> _Problem description_: Produce a word-for-word copy of the listing below without its pictures.

> _Material provided_:
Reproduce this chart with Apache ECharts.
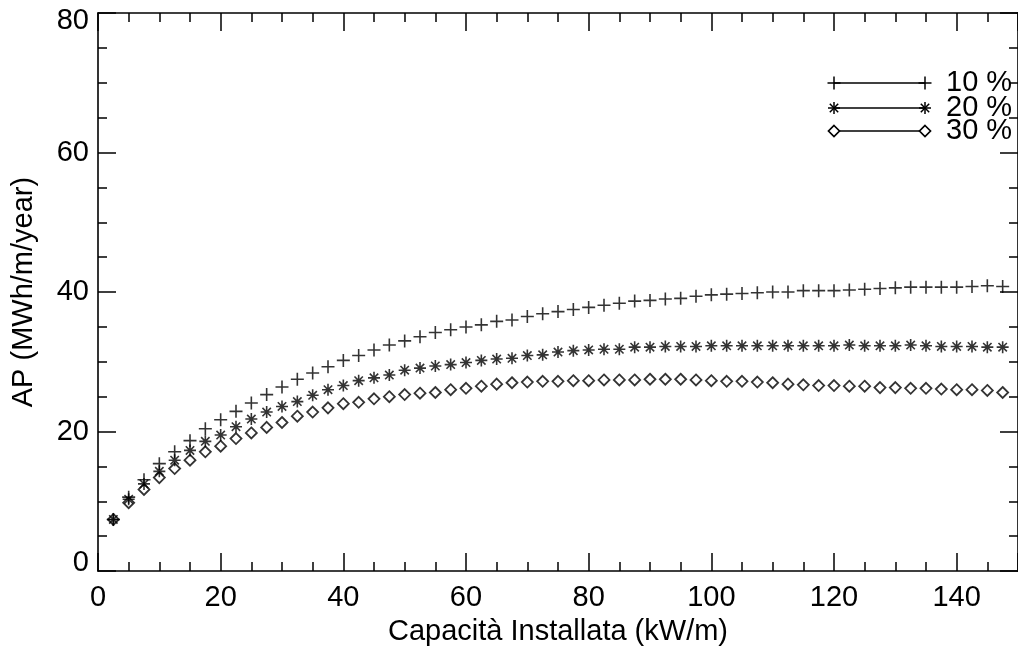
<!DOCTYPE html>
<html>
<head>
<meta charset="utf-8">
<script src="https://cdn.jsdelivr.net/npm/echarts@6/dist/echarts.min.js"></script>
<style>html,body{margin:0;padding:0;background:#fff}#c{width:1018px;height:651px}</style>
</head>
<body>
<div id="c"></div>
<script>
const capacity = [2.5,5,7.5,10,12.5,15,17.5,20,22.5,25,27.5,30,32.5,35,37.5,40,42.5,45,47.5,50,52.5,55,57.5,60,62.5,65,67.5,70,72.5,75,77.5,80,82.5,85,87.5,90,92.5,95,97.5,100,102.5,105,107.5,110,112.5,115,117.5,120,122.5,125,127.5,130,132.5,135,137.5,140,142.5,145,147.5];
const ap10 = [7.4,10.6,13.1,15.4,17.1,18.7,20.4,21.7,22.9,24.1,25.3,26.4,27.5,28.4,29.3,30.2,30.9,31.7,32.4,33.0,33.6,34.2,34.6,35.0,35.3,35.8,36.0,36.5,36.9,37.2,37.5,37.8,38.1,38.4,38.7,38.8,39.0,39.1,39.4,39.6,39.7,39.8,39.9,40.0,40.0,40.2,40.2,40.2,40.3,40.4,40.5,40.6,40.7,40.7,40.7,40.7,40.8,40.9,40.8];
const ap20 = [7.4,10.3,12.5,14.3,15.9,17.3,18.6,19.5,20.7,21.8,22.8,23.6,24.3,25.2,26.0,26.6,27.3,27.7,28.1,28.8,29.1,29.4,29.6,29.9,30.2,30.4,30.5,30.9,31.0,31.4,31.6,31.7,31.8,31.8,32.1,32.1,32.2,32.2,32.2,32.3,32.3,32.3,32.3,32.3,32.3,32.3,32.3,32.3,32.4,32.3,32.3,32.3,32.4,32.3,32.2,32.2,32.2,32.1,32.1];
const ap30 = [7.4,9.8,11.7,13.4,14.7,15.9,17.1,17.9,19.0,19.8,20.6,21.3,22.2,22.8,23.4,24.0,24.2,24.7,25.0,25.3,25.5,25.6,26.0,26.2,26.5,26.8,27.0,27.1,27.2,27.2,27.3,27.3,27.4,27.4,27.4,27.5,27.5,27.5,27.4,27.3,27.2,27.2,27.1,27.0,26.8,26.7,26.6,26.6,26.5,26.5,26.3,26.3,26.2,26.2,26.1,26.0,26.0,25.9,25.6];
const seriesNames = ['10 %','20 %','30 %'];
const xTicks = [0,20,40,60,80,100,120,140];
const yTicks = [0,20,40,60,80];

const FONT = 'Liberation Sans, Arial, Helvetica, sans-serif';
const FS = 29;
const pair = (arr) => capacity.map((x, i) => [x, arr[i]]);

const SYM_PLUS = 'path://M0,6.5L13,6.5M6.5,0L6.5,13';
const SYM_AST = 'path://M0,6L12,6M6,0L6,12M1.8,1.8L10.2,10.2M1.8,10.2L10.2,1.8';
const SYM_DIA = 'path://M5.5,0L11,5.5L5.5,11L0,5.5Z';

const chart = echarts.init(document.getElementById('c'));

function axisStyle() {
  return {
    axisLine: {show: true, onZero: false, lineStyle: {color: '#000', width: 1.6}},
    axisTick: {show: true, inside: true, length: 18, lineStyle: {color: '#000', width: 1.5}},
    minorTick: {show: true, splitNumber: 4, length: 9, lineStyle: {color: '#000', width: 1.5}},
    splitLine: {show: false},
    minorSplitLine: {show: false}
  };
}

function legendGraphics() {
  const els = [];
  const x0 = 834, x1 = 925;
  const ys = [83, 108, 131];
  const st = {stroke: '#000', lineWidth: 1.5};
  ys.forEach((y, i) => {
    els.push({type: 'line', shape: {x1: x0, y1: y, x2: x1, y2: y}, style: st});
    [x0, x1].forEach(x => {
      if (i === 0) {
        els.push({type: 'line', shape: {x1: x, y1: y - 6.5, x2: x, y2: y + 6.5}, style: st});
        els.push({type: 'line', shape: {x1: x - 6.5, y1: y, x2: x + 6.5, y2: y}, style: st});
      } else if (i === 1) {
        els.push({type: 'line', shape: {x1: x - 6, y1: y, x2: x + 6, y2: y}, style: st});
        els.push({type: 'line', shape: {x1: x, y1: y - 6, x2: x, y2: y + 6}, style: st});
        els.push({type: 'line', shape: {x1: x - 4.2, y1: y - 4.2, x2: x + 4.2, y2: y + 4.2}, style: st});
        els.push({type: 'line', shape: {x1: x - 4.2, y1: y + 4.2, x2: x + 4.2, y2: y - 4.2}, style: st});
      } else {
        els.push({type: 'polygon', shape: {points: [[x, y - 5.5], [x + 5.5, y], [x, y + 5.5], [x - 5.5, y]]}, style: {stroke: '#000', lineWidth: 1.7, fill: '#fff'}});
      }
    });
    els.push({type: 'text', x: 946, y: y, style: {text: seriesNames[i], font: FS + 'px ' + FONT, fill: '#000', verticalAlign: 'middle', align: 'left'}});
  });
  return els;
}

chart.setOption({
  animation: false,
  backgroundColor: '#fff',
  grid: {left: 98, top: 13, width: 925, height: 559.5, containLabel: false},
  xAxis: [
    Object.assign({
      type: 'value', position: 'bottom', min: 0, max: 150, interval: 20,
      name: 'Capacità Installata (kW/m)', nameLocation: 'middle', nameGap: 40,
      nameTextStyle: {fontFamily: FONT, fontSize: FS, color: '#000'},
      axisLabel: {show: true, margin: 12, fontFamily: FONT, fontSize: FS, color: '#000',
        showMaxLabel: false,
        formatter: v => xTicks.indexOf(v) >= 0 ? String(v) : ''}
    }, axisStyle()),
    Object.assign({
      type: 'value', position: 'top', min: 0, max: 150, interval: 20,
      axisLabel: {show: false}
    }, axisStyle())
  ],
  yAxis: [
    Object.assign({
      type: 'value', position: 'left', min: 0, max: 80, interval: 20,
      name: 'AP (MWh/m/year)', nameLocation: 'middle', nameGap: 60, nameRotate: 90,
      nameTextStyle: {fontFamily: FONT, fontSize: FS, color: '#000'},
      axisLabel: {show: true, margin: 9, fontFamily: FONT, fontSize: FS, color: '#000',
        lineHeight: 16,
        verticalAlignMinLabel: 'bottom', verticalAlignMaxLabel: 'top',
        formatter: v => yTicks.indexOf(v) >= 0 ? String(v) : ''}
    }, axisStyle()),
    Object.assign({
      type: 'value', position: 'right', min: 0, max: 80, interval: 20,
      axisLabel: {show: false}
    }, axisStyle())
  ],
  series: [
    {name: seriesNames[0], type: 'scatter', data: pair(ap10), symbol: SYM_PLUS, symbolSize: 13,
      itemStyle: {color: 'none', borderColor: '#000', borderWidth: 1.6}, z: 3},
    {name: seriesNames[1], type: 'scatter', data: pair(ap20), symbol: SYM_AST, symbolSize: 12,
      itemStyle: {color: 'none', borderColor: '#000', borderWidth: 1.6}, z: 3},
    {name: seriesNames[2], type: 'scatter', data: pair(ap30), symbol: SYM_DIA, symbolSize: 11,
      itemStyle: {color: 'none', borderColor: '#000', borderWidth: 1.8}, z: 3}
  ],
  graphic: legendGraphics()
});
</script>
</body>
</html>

> _Final answer_:
Reproduce this chart with Apache ECharts.
<!DOCTYPE html>
<html>
<head>
<meta charset="utf-8">
<script src="https://cdn.jsdelivr.net/npm/echarts@6/dist/echarts.min.js"></script>
<style>html,body{margin:0;padding:0;background:#fff}#c{width:1018px;height:651px}</style>
</head>
<body>
<div id="c"></div>
<script>
const capacity = [2.5,5,7.5,10,12.5,15,17.5,20,22.5,25,27.5,30,32.5,35,37.5,40,42.5,45,47.5,50,52.5,55,57.5,60,62.5,65,67.5,70,72.5,75,77.5,80,82.5,85,87.5,90,92.5,95,97.5,100,102.5,105,107.5,110,112.5,115,117.5,120,122.5,125,127.5,130,132.5,135,137.5,140,142.5,145,147.5];
const ap10 = [7.4,10.6,13.1,15.4,17.1,18.7,20.4,21.7,22.9,24.1,25.3,26.4,27.5,28.4,29.3,30.2,30.9,31.7,32.4,33.0,33.6,34.2,34.6,35.0,35.3,35.8,36.0,36.5,36.9,37.2,37.5,37.8,38.1,38.4,38.7,38.8,39.0,39.1,39.4,39.6,39.7,39.8,39.9,40.0,40.0,40.2,40.2,40.2,40.3,40.4,40.5,40.6,40.7,40.7,40.7,40.7,40.8,40.9,40.8];
const ap20 = [7.4,10.3,12.5,14.3,15.9,17.3,18.6,19.5,20.7,21.8,22.8,23.6,24.3,25.2,26.0,26.6,27.3,27.7,28.1,28.8,29.1,29.4,29.6,29.9,30.2,30.4,30.5,30.9,31.0,31.4,31.6,31.7,31.8,31.8,32.1,32.1,32.2,32.2,32.2,32.3,32.3,32.3,32.3,32.3,32.3,32.3,32.3,32.3,32.4,32.3,32.3,32.3,32.4,32.3,32.2,32.2,32.2,32.1,32.1];
const ap30 = [7.4,9.8,11.7,13.4,14.7,15.9,17.1,17.9,19.0,19.8,20.6,21.3,22.2,22.8,23.4,24.0,24.2,24.7,25.0,25.3,25.5,25.6,26.0,26.2,26.5,26.8,27.0,27.1,27.2,27.2,27.3,27.3,27.4,27.4,27.4,27.5,27.5,27.5,27.4,27.3,27.2,27.2,27.1,27.0,26.8,26.7,26.6,26.6,26.5,26.5,26.3,26.3,26.2,26.2,26.1,26.0,26.0,25.9,25.6];
const seriesNames = ['10 %','20 %','30 %'];
const xTicks = [0,20,40,60,80,100,120,140];
const yTicks = [0,20,40,60,80];

const FONT = 'Liberation Sans, Arial, Helvetica, sans-serif';
const FS = 29;
const pair = (arr) => capacity.map((x, i) => [x, arr[i]]);

const SYM_PLUS = 'path://M0,6.5L13,6.5M6.5,0L6.5,13';
const SYM_AST = 'path://M0,6L12,6M6,0L6,12M1.8,1.8L10.2,10.2M1.8,10.2L10.2,1.8';
const SYM_DIA = 'path://M5.5,0L11,5.5L5.5,11L0,5.5Z';

const chart = echarts.init(document.getElementById('c'));

function axisStyle() {
  return {
    axisLine: {show: true, onZero: false, lineStyle: {color: '#000', width: 1.6}},
    axisTick: {show: true, inside: true, length: 18, lineStyle: {color: '#000', width: 1.5}},
    minorTick: {show: true, splitNumber: 4, length: 9, lineStyle: {color: '#000', width: 1.5}},
    splitLine: {show: false},
    minorSplitLine: {show: false}
  };
}

function legendGraphics() {
  const els = [];
  const x0 = 834, x1 = 925;
  const ys = [83, 108, 131];
  const st = {stroke: '#000', lineWidth: 1.5};
  ys.forEach((y, i) => {
    els.push({type: 'line', shape: {x1: x0, y1: y, x2: x1, y2: y}, style: st});
    [x0, x1].forEach(x => {
      if (i === 0) {
        els.push({type: 'line', shape: {x1: x, y1: y - 6.5, x2: x, y2: y + 6.5}, style: st});
        els.push({type: 'line', shape: {x1: x - 6.5, y1: y, x2: x + 6.5, y2: y}, style: st});
      } else if (i === 1) {
        els.push({type: 'line', shape: {x1: x - 6, y1: y, x2: x + 6, y2: y}, style: st});
        els.push({type: 'line', shape: {x1: x, y1: y - 6, x2: x, y2: y + 6}, style: st});
        els.push({type: 'line', shape: {x1: x - 4.2, y1: y - 4.2, x2: x + 4.2, y2: y + 4.2}, style: st});
        els.push({type: 'line', shape: {x1: x - 4.2, y1: y + 4.2, x2: x + 4.2, y2: y - 4.2}, style: st});
      } else {
        els.push({type: 'polygon', shape: {points: [[x, y - 5.5], [x + 5.5, y], [x, y + 5.5], [x - 5.5, y]]}, style: {stroke: '#000', lineWidth: 1.7, fill: '#fff'}});
      }
    });
    els.push({type: 'text', x: 946, y: y, style: {text: seriesNames[i], font: FS + 'px ' + FONT, fill: '#000', verticalAlign: 'middle', align: 'left'}});
  });
  return els;
}

chart.setOption({
  animation: false,
  backgroundColor: '#fff',
  grid: {left: 98, top: 13, width: 925, height: 559.5, containLabel: false},
  xAxis: [
    Object.assign({
      type: 'value', position: 'bottom', min: 0, max: 150, interval: 20,
      name: 'Capacità Installata (kW/m)', nameLocation: 'middle', nameGap: 40,
      nameTextStyle: {fontFamily: FONT, fontSize: FS, color: '#000'},
      axisLabel: {show: true, margin: 12, fontFamily: FONT, fontSize: FS, color: '#000',
        showMaxLabel: false,
        formatter: v => xTicks.indexOf(v) >= 0 ? String(v) : ''}
    }, axisStyle()),
    Object.assign({
      type: 'value', position: 'top', min: 0, max: 150, interval: 20,
      axisLabel: {show: false}
    }, axisStyle())
  ],
  yAxis: [
    Object.assign({
      type: 'value', position: 'left', min: 0, max: 80, interval: 20,
      name: 'AP (MWh/m/year)', nameLocation: 'middle', nameGap: 60, nameRotate: 90,
      nameTextStyle: {fontFamily: FONT, fontSize: FS, color: '#000'},
      axisLabel: {show: true, margin: 9, fontFamily: FONT, fontSize: FS, color: '#000',
        lineHeight: 16,
        verticalAlignMinLabel: 'bottom', verticalAlignMaxLabel: 'top',
        formatter: v => yTicks.indexOf(v) >= 0 ? String(v) : ''}
    }, axisStyle()),
    Object.assign({
      type: 'value', position: 'right', min: 0, max: 80, interval: 20,
      axisLabel: {show: false}
    }, axisStyle())
  ],
  series: [
    {name: seriesNames[0], type: 'scatter', data: pair(ap10), symbol: SYM_PLUS, symbolSize: 13,
      itemStyle: {color: 'none', borderColor: '#000', borderWidth: 1.6}, z: 3},
    {name: seriesNames[1], type: 'scatter', data: pair(ap20), symbol: SYM_AST, symbolSize: 12,
      itemStyle: {color: 'none', borderColor: '#000', borderWidth: 1.6}, z: 3},
    {name: seriesNames[2], type: 'scatter', data: pair(ap30), symbol: SYM_DIA, symbolSize: 11,
      itemStyle: {color: 'none', borderColor: '#000', borderWidth: 1.8}, z: 3}
  ],
  graphic: legendGraphics()
});
</script>
</body>
</html>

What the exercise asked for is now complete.